Scientific classification
- Kingdom: Animalia
- Phylum: Chordata
- Class: Amphibia
- Order: Anura
- Family: Ranidae
- Genus: Odorrana
- Species: O. livida
- Binomial name: Odorrana livida (Blyth, 1856)
- Synonyms: Polypedates lividus Blyth, 1856; Huia livida (Blyth, 1856); Rana livida (Blyth, 1856);

= Odorrana livida =

- Authority: (Blyth, 1856)
- Conservation status: DD
- Synonyms: Polypedates lividus Blyth, 1856, Huia livida (Blyth, 1856), Rana livida (Blyth, 1856)

Species of frog

Odorrana livida, also known as the green mountain frog, green cascade frog, Tenasserim frog, bright frog, large odorous frog, or large-eared rock frog, is a species of frog in the family Ranidae.

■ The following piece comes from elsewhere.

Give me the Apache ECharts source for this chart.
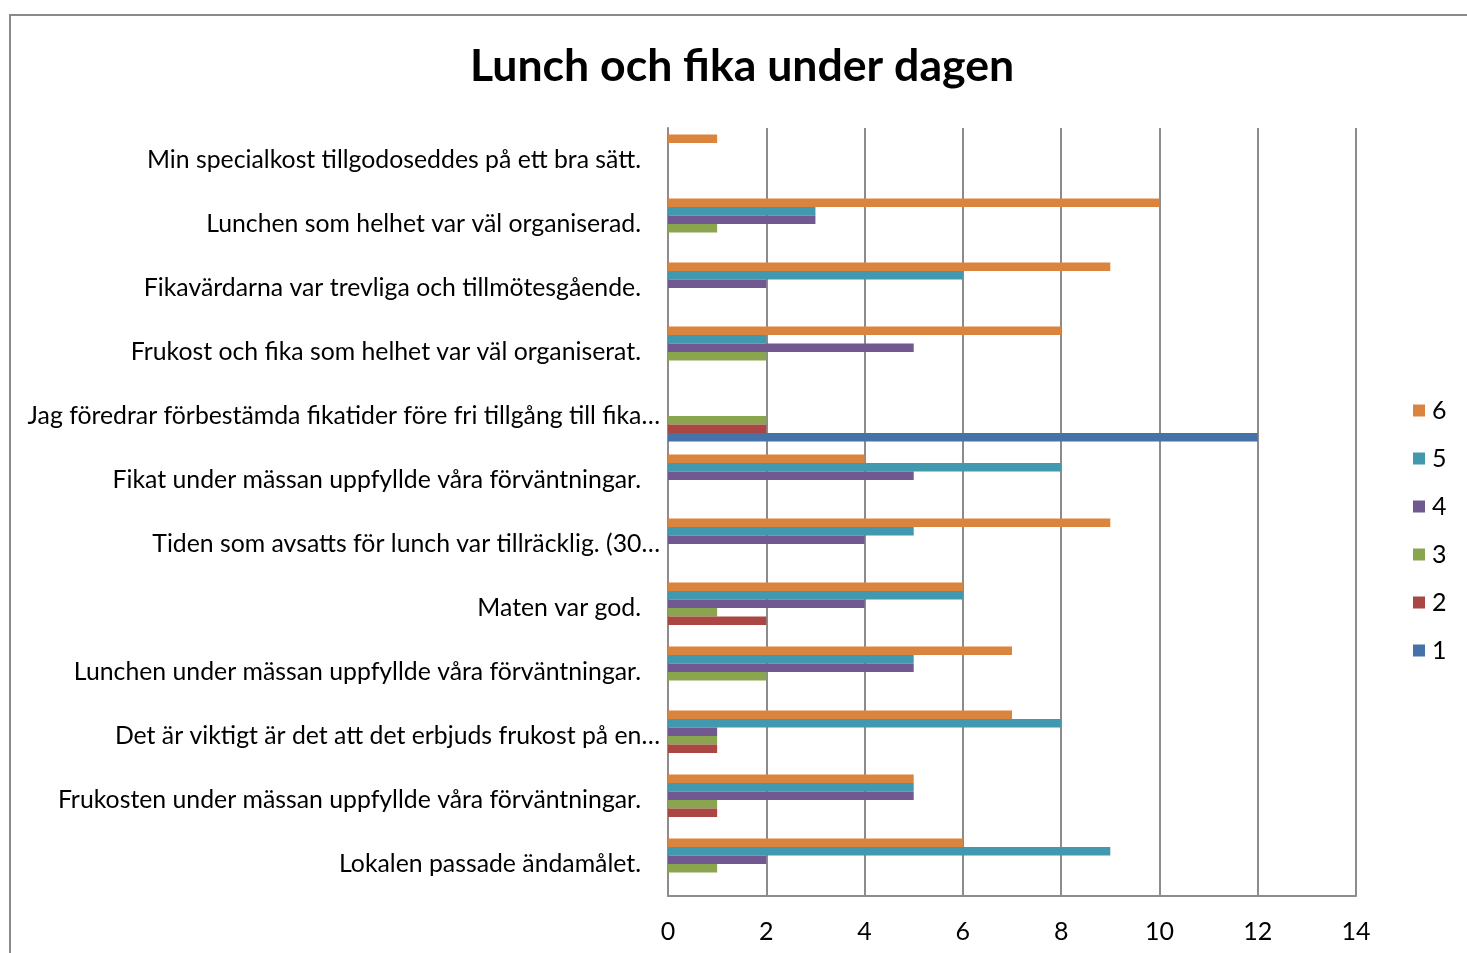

It is known with certainty only from its neotype locality at the Dawna Range in Myanmar, near the border to Thailand, but molecular data suggest that it is present in northeastern India and in peninsular Thailand too, while records from China refer to other species. In much of the literature, this species has been confused with other species, including Odorrana graminea.

==Description==
Adult females measure 89–97 mm in snout–vent length (neotype and a referred specimen); males are presumably much smaller. The body is dorsoventrally compressed. The head is broad and the snout is rounded. The tympanum is round and distinct; the supratympanic fold is weak. The fingers and toes have well-developed discs; the toes are fully webbed. Preserved specimens have uniformly brown dorsum; the limbs are lighter brown, without transverse bars.

==Habitat and conservation==
Little precise information on ecological requirements of this species is available. It probably occurs near fast-flowing rivers and streams in montane tropical forests. Breeding presumably takes places in the streams. Its conservation status is insufficiently known.